Sendak Symposium Organizers

Symposium organizers (L-R) Stephanie Dror, Janet Eastwood, and Aline Frederico “roar their terrible roars and gnash their terrible teeth”. Others on the organizing committee include Nafiza Azad, Megan Harrison and Yash Kesanakurthy (not pictured).

The Master of Arts in Children’s Literature (MACL) program is pleased to pay tribute to the late children’s book writer and illustrator Maurice Sendak by hosting a symposium in his honour on Friday, March 1st. The day will include talks from visiting Dodson Professor Helene Høyrup; Shannon Ozirny, head of the West Vancouver Memorial Library Youth Department; award-winning author/illustrator and adjunct professor Kathryn Shoemaker; and Rhea Tregebove, Associate Professor of Creative Writing at UBC. There will also be a reading by Dr. Eric Meyers and book talks by Christianne Hayward of Christianne’s Lyceum of Literature and Art.

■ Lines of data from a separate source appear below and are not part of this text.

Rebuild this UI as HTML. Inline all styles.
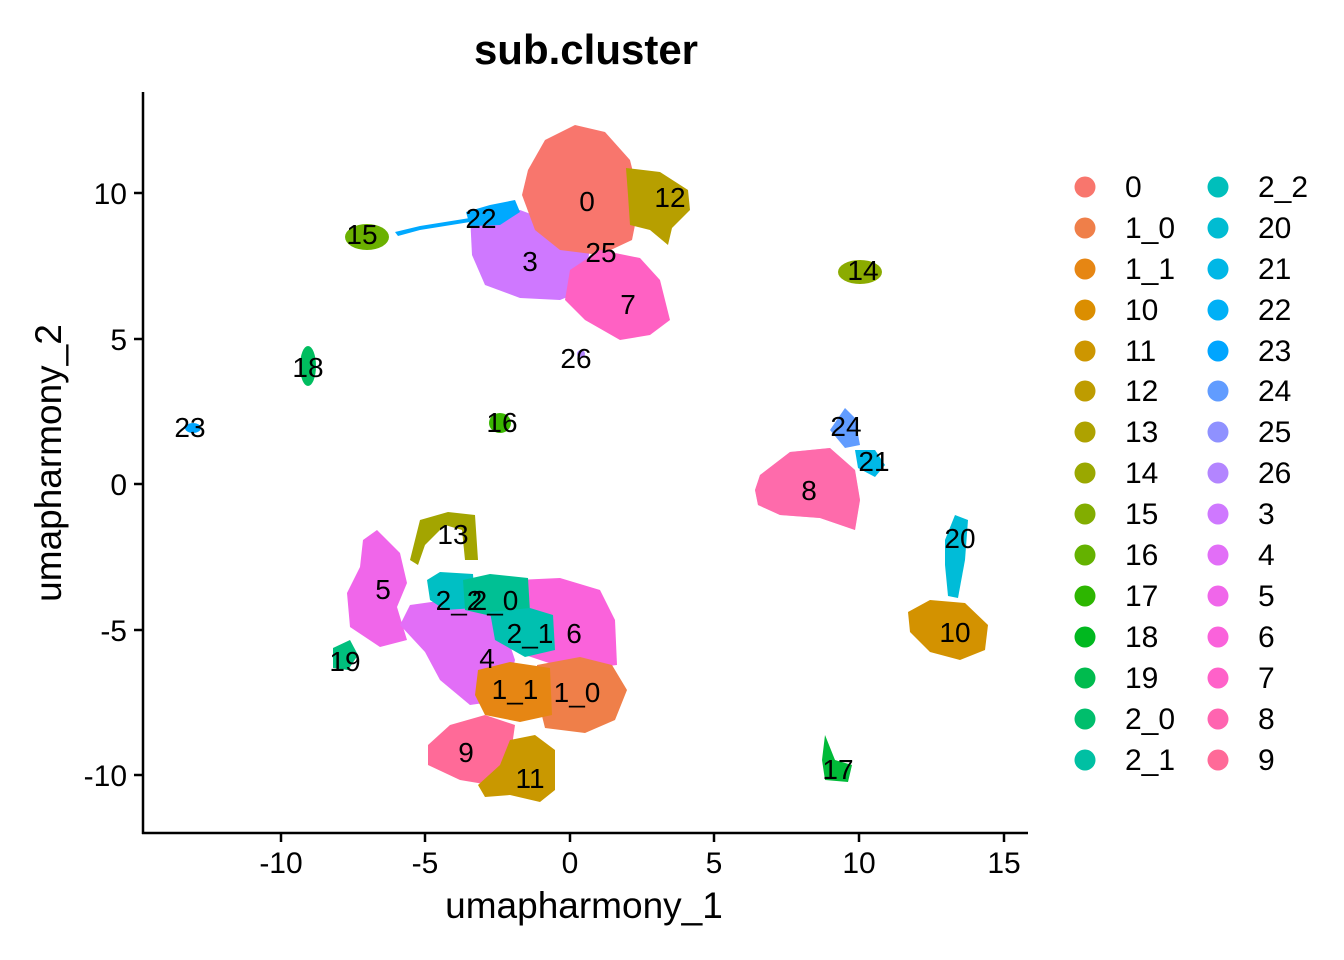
<!DOCTYPE html>
<html><head><meta charset="utf-8"><style>
body{margin:0;background:#fff;}
svg{display:block;font-family:"Liberation Sans",Arial,sans-serif;}
</style></head><body>
<svg width="1344" height="960" viewBox="0 0 1344 960" xmlns="http://www.w3.org/2000/svg">
<rect width="1344" height="960" fill="#fff"/>
<text x="586" y="64" font-size="42" font-weight="bold" text-anchor="middle">sub.cluster</text>
<!-- axes -->
<line x1="143" y1="92" x2="143" y2="834" stroke="#000" stroke-width="2.5"/>
<line x1="142" y1="833" x2="1028" y2="833" stroke="#000" stroke-width="2.5"/>
<g stroke="#000" stroke-width="2.5">
<line x1="281" y1="833" x2="281" y2="842"/><line x1="425" y1="833" x2="425" y2="842"/><line x1="570" y1="833" x2="570" y2="842"/><line x1="714" y1="833" x2="714" y2="842"/><line x1="859" y1="833" x2="859" y2="842"/><line x1="1004" y1="833" x2="1004" y2="842"/>
<line x1="134" y1="193" x2="143" y2="193"/><line x1="134" y1="339" x2="143" y2="339"/><line x1="134" y1="484" x2="143" y2="484"/><line x1="134" y1="630" x2="143" y2="630"/><line x1="134" y1="775" x2="143" y2="775"/>
</g>
<g font-size="30" fill="#000" text-anchor="middle">
<text x="281" y="873">-10</text><text x="425" y="873">-5</text><text x="570" y="873">0</text><text x="714" y="873">5</text><text x="859" y="873">10</text><text x="1004" y="873">15</text>
</g>
<g font-size="30" fill="#000" text-anchor="end">
<text x="127" y="204">10</text><text x="127" y="350">5</text><text x="127" y="495">0</text><text x="127" y="641">-5</text><text x="127" y="786">-10</text>
</g>
<text x="584" y="918" font-size="37" text-anchor="middle">umapharmony_1</text>
<text x="61" y="463" font-size="37" text-anchor="middle" transform="rotate(-90 61 463)">umapharmony_2</text>

<!-- clusters -->
<g>
<path d="M470,215 L520,210 L560,225 L590,245 L585,290 L560,300 L520,298 L485,285 L472,255 Z" fill="#CF78FF"/>
<path d="M528,170 L545,140 L575,125 L605,132 L630,160 L640,200 L632,240 L600,255 L560,250 L535,230 L522,195 Z" fill="#F8766D"/>
<path d="M626,168 L660,172 L688,190 L690,210 L672,228 L668,245 L650,230 L630,225 L628,195 Z" fill="#B79F00"/>
<path d="M570,270 L600,250 L640,258 L660,280 L670,320 L650,335 L620,340 L585,320 L565,300 Z" fill="#FF61C3"/>
<path d="M466,212 L490,205 L515,200 L520,212 L500,225 L470,226 Z" fill="#00A9FF"/>
<path d="M395,232 L420,226 L470,218 L470,222 L420,230 L398,236 Z" fill="#00A9FF"/>
<ellipse cx="367" cy="237" rx="22" ry="13" fill="#6BB100"/>
<ellipse cx="860" cy="272" rx="22" ry="12" fill="#8BAB00"/>
<ellipse cx="308" cy="366" rx="8" ry="20" fill="#00BD5F"/>
<ellipse cx="193" cy="428" rx="8" ry="5" fill="#00A5FF"/>
<ellipse cx="500" cy="423" rx="11" ry="10" fill="#39B600"/>
<ellipse cx="581" cy="354" rx="4" ry="4" fill="#B385FF"/>
<path d="M830,430 L845,408 L855,418 L860,445 L845,448 Z" fill="#619CFF"/>
<path d="M855,450 L875,450 L885,465 L875,477 L858,468 Z" fill="#00B8E7"/>
<path d="M760,475 L790,452 L830,448 L855,470 L860,500 L855,530 L820,518 L780,515 L758,505 L755,490 Z" fill="#FD61D1" opacity="0.95"/>
<path d="M760,475 L790,452 L830,448 L855,470 L860,500 L855,530 L820,518 L780,515 L758,505 L755,490 Z" fill="#FF6C91" opacity="0.6"/>
<path d="M945,540 L955,515 L968,520 L965,560 L958,598 L948,596 L945,565 Z" fill="#00BCD8"/>
<path d="M908,612 L930,600 L965,603 L988,625 L985,650 L960,660 L930,652 L910,632 Z" fill="#D39200"/>
<path d="M825,735 L835,760 L852,765 L848,782 L825,780 L822,760 Z" fill="#00BA38"/>
<path d="M410,560 L420,520 L448,512 L475,515 L478,560 L465,560 L462,530 L445,525 L425,545 L418,565 Z" fill="#A3A500"/>
<path d="M363,540 L377,530 L400,553 L407,583 L397,607 L407,640 L380,647 L350,627 L347,593 L360,567 Z" fill="#F066EA"/>
<path d="M410,605 L460,598 L500,615 L515,660 L505,700 L470,705 L440,680 L425,652 L400,625 Z" fill="#E26EF7"/>
<path d="M517,580 L560,578 L600,590 L615,620 L617,665 L570,670 L525,655 L515,610 Z" fill="#FA62DB"/>
<path d="M427,580 L440,572 L473,574 L475,608 L445,610 L430,600 Z" fill="#00BFC4"/>
<path d="M463,580 L490,574 L528,578 L530,612 L500,618 L465,610 Z" fill="#00C094"/>
<path d="M490,612 L530,608 L553,615 L555,650 L525,657 L495,640 Z" fill="#00C0B0"/>
<path d="M537,665 L580,657 L612,665 L627,690 L615,720 L585,733 L545,728 L538,700 Z" fill="#EF7F49"/>
<path d="M478,670 L510,662 L550,668 L552,715 L520,722 L485,715 L475,695 Z" fill="#E68613"/>
<path d="M428,745 L450,725 L485,715 L515,725 L510,760 L490,785 L460,780 L428,765 Z" fill="#FF6A98"/>
<path d="M478,785 L500,765 L510,740 L535,735 L555,750 L555,790 L540,802 L510,795 L485,797 Z" fill="#C99800"/>
<path d="M333,648 L350,640 L358,655 L348,670 L333,668 Z" fill="#00BF7D"/>
</g>
<!-- cluster labels -->
<g font-size="28" fill="#000" text-anchor="middle">
<text x="587" y="211">0</text><text x="670" y="207">12</text><text x="481" y="228">22</text><text x="601" y="262">25</text>
<text x="530" y="271">3</text><text x="628" y="314">7</text><text x="362" y="244">15</text><text x="863" y="280">14</text>
<text x="576" y="368">26</text><text x="308" y="377">18</text><text x="190" y="437">23</text><text x="502" y="432">16</text>
<text x="846" y="436">24</text><text x="874" y="471">21</text><text x="809" y="500">8</text><text x="960" y="548">20</text>
<text x="955" y="642">10</text><text x="838" y="779">17</text><text x="453" y="544">13</text><text x="383" y="599">5</text>
<text x="459" y="610">2_2</text><text x="495" y="610">2_0</text><text x="530" y="643">2_1</text><text x="574" y="643">6</text>
<text x="487" y="668">4</text><text x="515" y="699">1_1</text><text x="577" y="702">1_0</text><text x="466" y="762">9</text>
<text x="530" y="788">11</text><text x="345" y="671">19</text>
</g>
<!-- legend -->
<g>
<circle cx="1085" cy="187" r="10.5" fill="#F8766D"/><circle cx="1085" cy="228" r="10.5" fill="#EF7F49"/><circle cx="1085" cy="269" r="10.5" fill="#E68613"/><circle cx="1085" cy="310" r="10.5" fill="#DB8E00"/><circle cx="1085" cy="351" r="10.5" fill="#CD9600"/><circle cx="1085" cy="391" r="10.5" fill="#BE9C00"/><circle cx="1085" cy="432" r="10.5" fill="#AEA200"/><circle cx="1085" cy="473" r="10.5" fill="#9AA800"/><circle cx="1085" cy="514" r="10.5" fill="#82AD00"/><circle cx="1085" cy="555" r="10.5" fill="#64B200"/><circle cx="1085" cy="596" r="10.5" fill="#2DB600"/><circle cx="1085" cy="637" r="10.5" fill="#00B81F"/><circle cx="1085" cy="678" r="10.5" fill="#00BB4E"/><circle cx="1085" cy="719" r="10.5" fill="#00BE6C"/><circle cx="1085" cy="760" r="10.5" fill="#00C0A3"/>
<circle cx="1218" cy="187" r="10.5" fill="#00BFBB"/><circle cx="1218" cy="228" r="10.5" fill="#00BCD2"/><circle cx="1218" cy="269" r="10.5" fill="#00B7E6"/><circle cx="1218" cy="310" r="10.5" fill="#00B0F6"/><circle cx="1218" cy="351" r="10.5" fill="#00A5FF"/><circle cx="1218" cy="391" r="10.5" fill="#619CFF"/><circle cx="1218" cy="432" r="10.5" fill="#8F91FF"/><circle cx="1218" cy="473" r="10.5" fill="#B385FF"/><circle cx="1218" cy="514" r="10.5" fill="#CF78FF"/><circle cx="1218" cy="555" r="10.5" fill="#E26EF7"/><circle cx="1218" cy="596" r="10.5" fill="#F066EA"/><circle cx="1218" cy="637" r="10.5" fill="#FA62DB"/><circle cx="1218" cy="678" r="10.5" fill="#FF61C9"/><circle cx="1218" cy="719" r="10.5" fill="#FF64B0"/><circle cx="1218" cy="760" r="10.5" fill="#FF6A98"/>
</g>
<g font-size="30" fill="#000">
<text x="1125" y="197">0</text><text x="1125" y="238">1_0</text><text x="1125" y="279">1_1</text><text x="1125" y="320">10</text><text x="1125" y="361">11</text><text x="1125" y="401">12</text><text x="1125" y="442">13</text><text x="1125" y="483">14</text><text x="1125" y="524">15</text><text x="1125" y="565">16</text><text x="1125" y="606">17</text><text x="1125" y="647">18</text><text x="1125" y="688">19</text><text x="1125" y="729">2_0</text><text x="1125" y="770">2_1</text>
<text x="1258" y="197">2_2</text><text x="1258" y="238">20</text><text x="1258" y="279">21</text><text x="1258" y="320">22</text><text x="1258" y="361">23</text><text x="1258" y="401">24</text><text x="1258" y="442">25</text><text x="1258" y="483">26</text><text x="1258" y="524">3</text><text x="1258" y="565">4</text><text x="1258" y="606">5</text><text x="1258" y="647">6</text><text x="1258" y="688">7</text><text x="1258" y="729">8</text><text x="1258" y="770">9</text>
</g>
</svg>
</body></html>
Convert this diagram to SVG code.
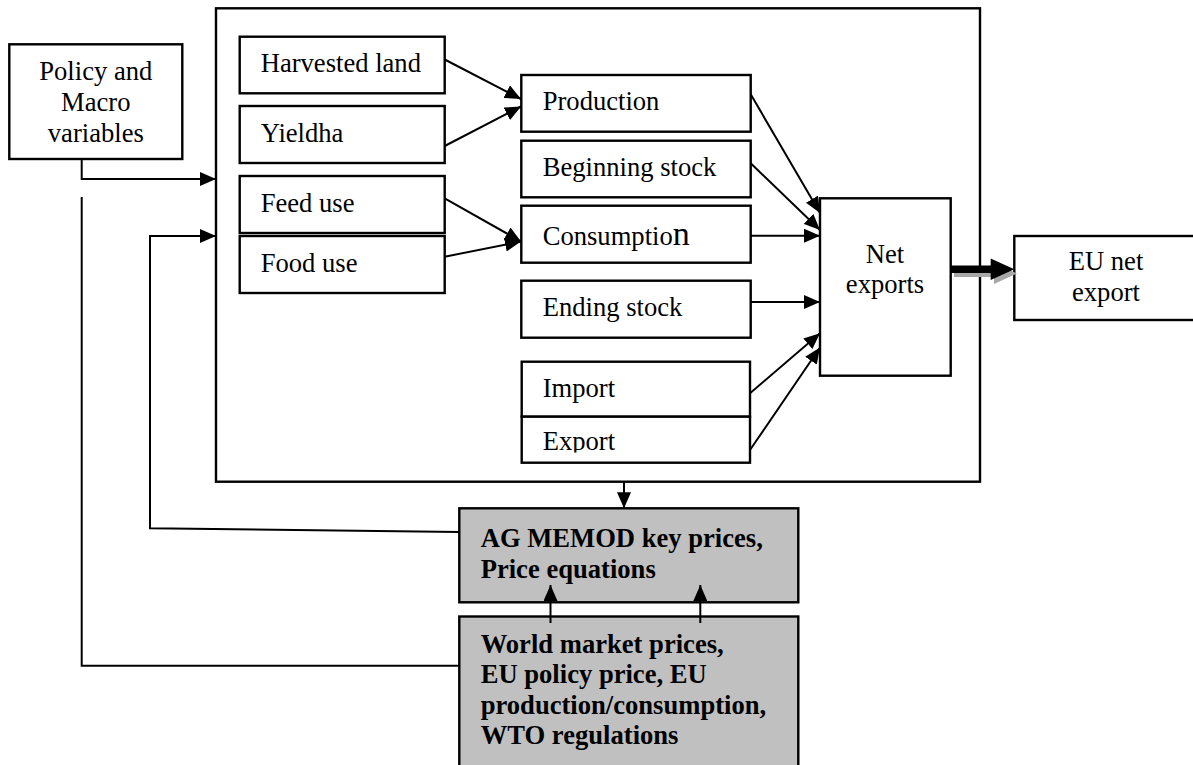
<svg xmlns="http://www.w3.org/2000/svg" width="1193" height="765" viewBox="0 0 1193 765">
<style>
.box{fill:#fff;stroke:#000;stroke-width:2.4}
.gbox{fill:#c0c0c0;stroke:#000;stroke-width:2.4}
.t{font-family:"Liberation Serif","Times New Roman",serif;font-size:26.6px;fill:#000}
.b{font-family:"Liberation Serif","Times New Roman",serif;font-size:26.6px;font-weight:bold;fill:#000}
.c{text-anchor:middle}
.ln{fill:none;stroke:#000;stroke-width:2}
.ar{fill:none;stroke:#000;stroke-width:2;marker-end:url(#ah)}
</style>
<defs>
<marker id="ah" markerUnits="userSpaceOnUse" markerWidth="16" markerHeight="14" refX="16" refY="7" orient="auto">
<path d="M0,0 L16,7 L0,14 z" fill="#000"/>
</marker>
<clipPath id="expclip"><rect x="520" y="416" width="232" height="36.5"/></clipPath>
</defs>
<rect width="1193" height="765" fill="#fff"/>

<g id="outer"><rect class="box" x="216" y="8.3" width="764" height="473.4" fill="none"/></g>

<g id="policy"><rect class="box" x="9.3" y="44.3" width="173" height="114.7"/>
<text class="t c" x="95.8" y="80">Policy and</text>
<text class="t c" x="95.8" y="111">Macro</text>
<text class="t c" x="95.8" y="141.7">variables</text></g>

<g id="harvested"><rect class="box" x="239.7" y="36.7" width="205" height="56.6"/><text class="t" x="260.7" y="71.7">Harvested land</text></g>
<g id="yieldha"><rect class="box" x="239.7" y="106" width="205" height="57"/><text class="t" x="260.7" y="141.7">Yieldha</text></g>
<g id="feed"><rect class="box" x="239.7" y="176" width="205" height="57"/><text class="t" x="260.7" y="211.7">Feed use</text></g>
<g id="food"><rect class="box" x="239.7" y="236" width="205" height="57"/><text class="t" x="260.7" y="271.7">Food use</text></g>

<g id="production"><rect class="box" x="521.3" y="75" width="229.4" height="56.7"/><text class="t" x="542.7" y="110">Production</text></g>
<g id="beginning"><rect class="box" x="521.3" y="140.7" width="229.4" height="56.6"/><text class="t" x="542.7" y="175.7">Beginning stock</text></g>
<g id="consumption"><rect class="box" x="521.3" y="205.7" width="229.4" height="57"/><text class="t" x="542.7" y="245">Consumptio<tspan font-size="34px">n</tspan></text></g>
<g id="ending"><rect class="box" x="521.3" y="280.7" width="229.4" height="57"/><text class="t" x="542.7" y="316">Ending stock</text></g>
<g id="import"><rect class="box" x="521.7" y="361.7" width="228.3" height="55"/><text class="t" x="542.7" y="396.7">Import</text></g>
<g id="export"><rect class="box" x="521.7" y="416.7" width="228.3" height="46"/><text class="t" x="542.7" y="450" clip-path="url(#expclip)">Export</text></g>

<g id="netexports"><rect class="box" x="820" y="198.3" width="130.7" height="177.4"/>
<text class="t c" x="885" y="263">Net</text>
<text class="t c" x="885" y="293">exports</text></g>

<g id="eunet"><rect class="box" x="1014.3" y="236" width="190" height="84"/>
<text class="t c" x="1106" y="270">EU net</text>
<text class="t c" x="1106" y="301">export</text></g>

<g id="agmemod"><rect class="gbox" x="459.3" y="508.3" width="339" height="94"/>
<text class="b" x="480.7" y="547">AG MEMOD key prices,</text>
<text class="b" x="480.7" y="578">Price equations</text></g>

<g id="world"><rect class="gbox" x="459.3" y="616.5" width="339" height="160"/>
<text class="b" x="480.7" y="653">World market prices,</text>
<text class="b" x="480.7" y="683">EU policy price, EU</text>
<text class="b" x="480.7" y="713.5">production/consumption,</text>
<text class="b" x="480.7" y="744">WTO regulations</text></g>

<g id="connectors">
<polyline class="ar" points="81.7,159 81.7,179 216,179"/>
<polyline class="ln" points="81.7,197 81.7,665.7 459.3,665.7"/>
<polyline class="ar" points="459.3,532 150,528.3 150,236 216,236"/>
<line class="ar" x1="444.7" y1="59.5" x2="521" y2="99"/>
<line class="ar" x1="444.7" y1="146" x2="521" y2="106.5"/>
<line class="ar" x1="444.7" y1="198.3" x2="521" y2="241.5"/>
<line class="ar" x1="444.7" y1="256.7" x2="521" y2="241.5"/>
<line class="ar" x1="750.7" y1="94.3" x2="820" y2="213"/>
<line class="ar" x1="750.7" y1="163.3" x2="820" y2="230"/>
<line class="ar" x1="750.7" y1="235.7" x2="820" y2="235.7"/>
<line class="ar" x1="750.7" y1="302" x2="820" y2="302"/>
<line class="ar" x1="750" y1="393.3" x2="820" y2="333.3"/>
<line class="ar" x1="750" y1="450" x2="820" y2="347.5"/>
<line class="ar" x1="624" y1="481.7" x2="624" y2="508.3"/>
<line class="ar" x1="550.5" y1="623" x2="550.5" y2="585"/>
<line class="ar" x1="700.3" y1="623" x2="700.3" y2="585"/>
<g id="thickarrow">
<polygon points="954,272.5 994,272.5 994,263 1017,273.5 994,284 994,277 954,277" fill="#a8a8a8"/>
<rect x="951" y="265.5" width="41" height="7.5" fill="#000"/>
<polygon points="990.7,258.5 1014.3,269.3 990.7,280" fill="#000"/>
</g>
</g>
</svg>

The MACL program has scheduled its regular biennial conference for spring of 2014, but in light of Sendak’s passing in May of last year, several students did not want to wait until then to recognize Sendak’s legacy in the library and literary worlds. This year also marks 50 years since the publication of Sendak’s most popular work, the Caldecott-Award-winning Where the Wild Things Are (1963), and the posthumous release of My Brother’s Book. Speaking to Sendak’s enduring influence and widespread popularity, response from recruited participants and attendees of the Sendak Symposium has been enormously positive: All invited speakers accepted the request to participate, and reservations for attending the symposium sold out in three days. “It’s become this beautiful event that everyone is happy with,” says Aline Frederico, who initially thought of the idea to hold an event focused on Sendak’s work. “As the only Master’s program in children’s literature [in the country], we thought we should pay tribute.” Of Sendak’s unique significance MACL program chair Judith Saltman says, “He was the first picturebook creator to base books on children’s emotions in a way that no one had truly done before: through the lens of fantasy, which he said was appealing to inchoate emotion. He really touched children’s minds and hearts.”

Administered by SLAIS, the interdisciplinary MACL program draws additional curriculum subject matter from the university’s Creative Writing program and the Departments of English and Language and Literacy Education.